Most of us have never worshiped an idol - not in the way that we imagine worshiping an idol might look like, not in the way that we worship the Lord. We have never made a graven image and bowed down to it and burned sacrifices and offered a portion of our lives to it in exchange for its kindness and favor.
Certainly, we do this with all kinds of things without a conscious awareness of it, but we have not made shrines in our homes for the express purpose of worship.
So it's hard for us to understand how very different from other gods the God of Israel really is.
The world has always had its multitude of gods. Gods for everything - for the heavens, for fertility, for farming, for building a home, for raising kids, for the water, for the wind, for whatever. And it doesn't matter what god you're talking about, there is one basic rule:
You have to keep coming back and feeding it.

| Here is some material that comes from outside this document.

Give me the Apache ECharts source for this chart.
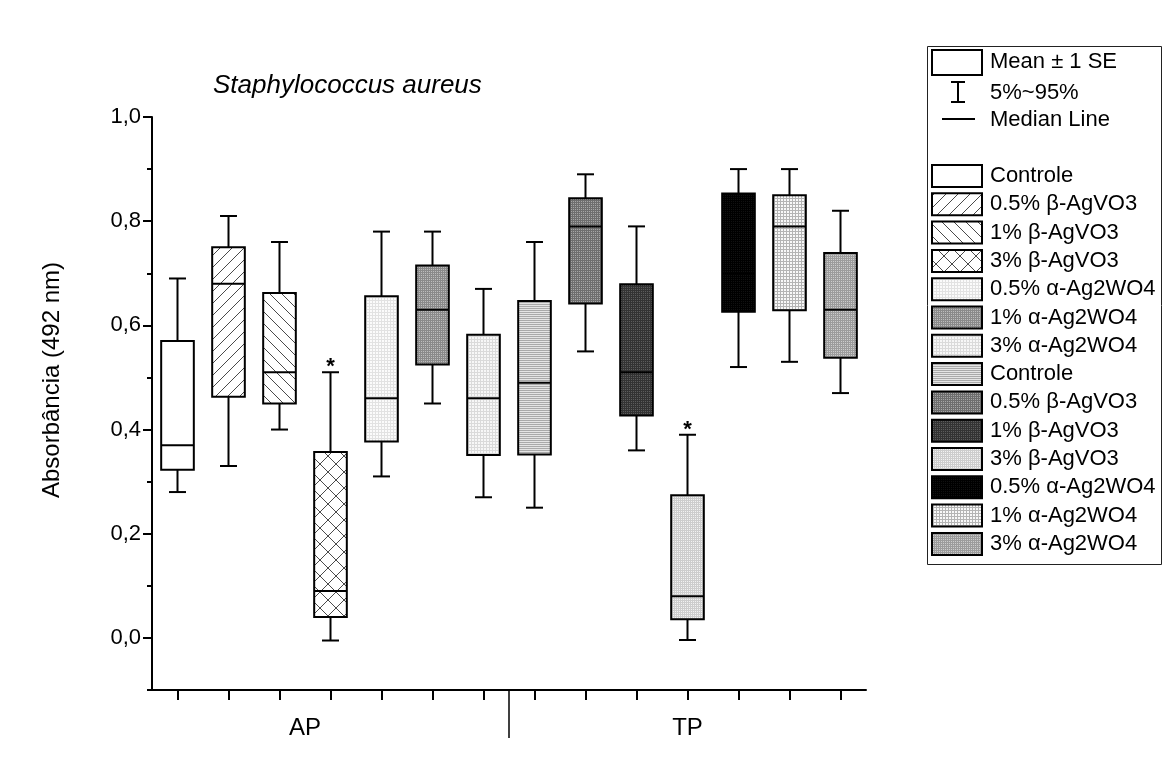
<!DOCTYPE html>
<html>
<head>
<meta charset="utf-8">
<script src="https://cdn.jsdelivr.net/npm/echarts@6/dist/echarts.min.js"></script>
<style>
  html, body { margin: 0; background: #fff; }
  #chart { width: 1163px; height: 781px; }
</style>
</head>
<body>
<div id="chart"></div>
<script>
const groups = ['AP', 'TP'];
const groupLabelPos = [3, 10.5];
const treatments = ['Controle', '0.5% β-AgVO3', '1% β-AgVO3', '3% β-AgVO3', '0.5% α-Ag2WO4', '1% α-Ag2WO4', '3% α-Ag2WO4'];
const categories = groups.flatMap(g => treatments.map(t => g + ' ' + t));
const legendLabels = treatments.concat(treatments);

// 5% / mean-SE / median / mean+SE / 95%
const p5     = [0.28, 0.33, 0.40, -0.005, 0.31, 0.45, 0.27, 0.25, 0.55, 0.36, -0.004, 0.52, 0.53, 0.47];
const seLow  = [0.323, 0.463, 0.45, 0.04, 0.377, 0.525, 0.351, 0.352, 0.642, 0.427, 0.036, 0.626, 0.629, 0.538];
const median = [0.37, 0.68, 0.51, 0.09, 0.46, 0.63, 0.46, 0.49, 0.79, 0.51, 0.08, 0.70, 0.79, 0.63];
const seHigh = [0.57, 0.75, 0.662, 0.357, 0.656, 0.715, 0.582, 0.647, 0.844, 0.679, 0.274, 0.853, 0.85, 0.739];
const p95    = [0.69, 0.81, 0.76, 0.51, 0.78, 0.78, 0.67, 0.76, 0.89, 0.79, 0.39, 0.90, 0.90, 0.82];
const starred = [3, 10];
const yTicks = [0, 0.2, 0.4, 0.6, 0.8, 1.0];

const FONT = "'Liberation Sans', Arial, sans-serif";

// pattern fills
function tile(size, draw) {
  const c = document.createElement('canvas');
  c.width = c.height = size;
  draw(c.getContext('2d'), size);
  return { image: c, repeat: 'repeat' };
}
function hatch(dirs, s) {
  return tile(s, (ctx) => {
    ctx.fillStyle = '#fff';
    ctx.fillRect(0, 0, s, s);
    ctx.strokeStyle = '#4a4a4a';
    ctx.lineWidth = 1;
    ctx.beginPath();
    if (dirs.includes('/')) {
      ctx.moveTo(-1, s + 1); ctx.lineTo(s + 1, -1);
      ctx.moveTo(-1, 1); ctx.lineTo(1, -1);
      ctx.moveTo(s - 1, s + 1); ctx.lineTo(s + 1, s - 1);
    }
    if (dirs.includes('\\')) {
      ctx.moveTo(-1, -1); ctx.lineTo(s + 1, s + 1);
      ctx.moveTo(s - 1, -1); ctx.lineTo(s + 1, 1);
      ctx.moveTo(-1, s - 1); ctx.lineTo(1, s + 1);
    }
    ctx.stroke();
  });
}
function grid(bg, fg, step, mode) {
  return tile(step, (ctx, s) => {
    ctx.fillStyle = bg;
    ctx.fillRect(0, 0, s, s);
    ctx.fillStyle = fg;
    if (mode !== 'v') ctx.fillRect(0, 0, s, 1);
    if (mode !== 'h') ctx.fillRect(0, 0, 1, s);
  });
}
const fills = [
  '#ffffff',
  hatch('/', 12),
  hatch('\\', 12),
  hatch('/\\', 16),
  grid('#fbfbfb', '#e2e2e2', 3),
  grid('#bdbdbd', '#8a8a8a', 2),
  grid('#f7f7f7', '#dadada', 3),
  grid('#e4e4e4', '#a9a9a9', 2, 'h'),
  grid('#a6a6a6', '#6e6e6e', 2),
  grid('#5c5c5c', '#333333', 2),
  grid('#f2f2f2', '#cdcdcd', 2),
  grid('#111111', '#000000', 2),
  grid('#f8f8f8', '#b4b4b4', 3),
  grid('#cdcdcd', '#9c9c9c', 2)
];

const chart = echarts.init(document.getElementById('chart'));

function renderBox(params, api) {
  const i = params.dataIndex;
  const x = api.value(0);
  const cx = api.coord([x, api.value(1)])[0];
  const yLow = api.coord([x, api.value(1)])[1];
  const yQ1 = api.coord([x, api.value(2)])[1];
  const yMed = api.coord([x, api.value(3)])[1];
  const yQ3 = api.coord([x, api.value(4)])[1];
  const yHigh = api.coord([x, api.value(5)])[1];
  const band = api.size([1, 0])[0];
  const bw = band * 0.64, cw = bw * 0.52;
  const ln = { stroke: '#000', lineWidth: 2 };
  const children = [
    { type: 'line', shape: { x1: cx, y1: yHigh, x2: cx, y2: yQ3 }, style: ln },
    { type: 'line', shape: { x1: cx - cw / 2, y1: yHigh, x2: cx + cw / 2, y2: yHigh }, style: ln },
    { type: 'line', shape: { x1: cx, y1: yQ1, x2: cx, y2: yLow }, style: ln },
    { type: 'line', shape: { x1: cx - cw / 2, y1: yLow, x2: cx + cw / 2, y2: yLow }, style: ln },
    { type: 'rect', shape: { x: cx - bw / 2, y: yQ3, width: bw, height: yQ1 - yQ3 },
      style: { fill: fills[i], stroke: '#000', lineWidth: 2 } },
    { type: 'line', shape: { x1: cx - bw / 2, y1: yMed, x2: cx + bw / 2, y2: yMed }, style: ln }
  ];
  if (starred.includes(i)) {
    children.push({ type: 'text', style: { text: '*', x: cx, y: yHigh - 5, align: 'center',
      verticalAlign: 'middle', font: 'bold 22px ' + FONT, fill: '#000' } });
  }
  return { type: 'group', children };
}

// legend drawn as graphic
const legendEls = [
  { type: 'rect', shape: { x: 927.5, y: 46.5, width: 234, height: 518 },
    style: { fill: '#fff', stroke: '#222', lineWidth: 1 } },
  { type: 'rect', shape: { x: 932, y: 50, width: 50, height: 25 }, style: { fill: '#fff', stroke: '#000', lineWidth: 2 } },
  { type: 'line', shape: { x1: 958, y1: 82, x2: 958, y2: 102 }, style: { stroke: '#000', lineWidth: 2 } },
  { type: 'line', shape: { x1: 951, y1: 82, x2: 965, y2: 82 }, style: { stroke: '#000', lineWidth: 2 } },
  { type: 'line', shape: { x1: 951, y1: 102, x2: 965, y2: 102 }, style: { stroke: '#000', lineWidth: 2 } },
  { type: 'line', shape: { x1: 942, y1: 119, x2: 975, y2: 119 }, style: { stroke: '#000', lineWidth: 2 } }
];
[['Mean ± 1 SE', 62], ['5%~95%', 93], ['Median Line', 120]].forEach(([t, y]) => {
  legendEls.push({ type: 'text', style: { text: t, x: 990, y, verticalAlign: 'middle', font: '22px ' + FONT, fill: '#000' } });
});
legendLabels.forEach((t, k) => {
  const yc = 176 + k * 28.3;
  legendEls.push({ type: 'rect', shape: { x: 932, y: yc - 11, width: 50, height: 22 },
    style: { fill: fills[k], stroke: '#000', lineWidth: 2 } });
  legendEls.push({ type: 'text', style: { text: t, x: 990, y: yc, verticalAlign: 'middle', font: '22px ' + FONT, fill: '#000' } });
});

const option = {
  animation: false,
  backgroundColor: '#fff',
  title: {
    text: 'Staphylococcus aureus',
    left: 208,
    top: 68,
    textStyle: { fontFamily: FONT, fontSize: 26, fontStyle: 'italic', fontWeight: 'normal', color: '#000' }
  },
  grid: { left: 152, right: 297, top: 117, bottom: 91 },
  xAxis: [
    {
      type: 'category',
      data: categories,
      axisLine: { onZero: false, lineStyle: { color: '#000', width: 2 } },
      axisTick: { show: true, interval: 0, alignWithLabel: true, length: 10, lineStyle: { color: '#000', width: 2 } },
      axisLabel: { show: true, interval: 0, formatter: () => '' },
      splitLine: { show: false }
    },
    {
      type: 'value',
      min: 0,
      max: categories.length,
      position: 'bottom',
      axisLine: { show: false, onZero: false },
      axisTick: { show: true, customValues: [treatments.length], length: 48, lineStyle: { color: '#000', width: 1.5 } },
      axisLabel: {
        customValues: groupLabelPos,
        formatter: v => groups[Math.floor(v / treatments.length)],
        margin: 26,
        fontFamily: FONT, fontSize: 24, color: '#000'
      },
      splitLine: { show: false }
    }
  ],
  yAxis: [
    {
      type: 'value',
      min: -0.1,
      max: 1.0,
      interval: 0.1,
      axisLine: { show: true, lineStyle: { color: '#000', width: 2 } },
      axisTick: { show: true, length: 5, lineStyle: { color: '#000', width: 2 } },
      axisLabel: { show: false },
      splitLine: { show: false }
    },
    {
      type: 'value',
      min: -0.1,
      max: 1.0,
      position: 'left',
      axisLine: { show: false },
      axisTick: { show: true, customValues: yTicks, length: 9, lineStyle: { color: '#000', width: 2 } },
      axisLabel: {
        customValues: yTicks,
        formatter: v => v.toFixed(1).replace('.', ','),
        margin: 11,
        fontFamily: FONT, fontSize: 22, color: '#000'
      },
      splitLine: { show: false }
    }
  ],
  graphic: [
    { type: 'text', x: 52, y: 380, rotation: Math.PI / 2,
      style: { text: 'Absorbância (492 nm)', align: 'center', verticalAlign: 'middle', font: '24px ' + FONT, fill: '#000' } },
    { type: 'group', children: legendEls }
  ],
  series: [
    {
      type: 'custom',
      xAxisIndex: 0,
      yAxisIndex: 0,
      renderItem: renderBox,
      encode: { x: 0, y: [1, 2, 3, 4, 5] },
      data: categories.map((c, i) => [i, p5[i], seLow[i], median[i], seHigh[i], p95[i]])
    }
  ]
};

chart.setOption(option);
window.addEventListener('resize', () => chart.resize());
</script>
</body>
</html>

You're not allowed to forget these gods. You're not allowed to neglect them. You're not allowed to go too long without sacrificing to them or they get angry. Really, they get hungry and being hungry makes them angry. Yes, the gods of the nations have, for thousands of years, been...hangry.
If you don't feed them, they don't eat, and if they don't eat, then they can't act like a god and do whatever they're supposed to do with whatever they're supposed to do it with. The fertility gods cannot create you a baby if they're hungry. The gods of the harvest cannot grow a seed if they haven't eaten themselves.
So in worship of these gods, there's this constant pressure, this constant balance, this constant searching for what you can feed them and how much and how often and how much to their liking so that they can be the gods they are supposed to be and you can get what you want to get from them - their favor, in whatever arena they propose to be god over.
Therefore, when the God of Israel comes and says that He doesn't need our sacrifices, that raises eyebrows. When He says our sacrifices are not His food, but our surrender, that's revolutionary. When we get to forget Him, ignore Him, neglect Him, reject Him and He still gets to be God, that's unheard of. When He does not depend on us, it makes it harder for man to know what to do with that.
Because, well, we have always thought that we controlled our gods, but the Lord makes clear that we do not control Him.
He's God. He's God with or without us. (He prefers to be God with us.) He doesn't need anything from us (Acts 17:25). We don't have to feed Him. We don't have to appease Him. We don't have to cater to His ego. He's just God.
So very different from all of the other gods.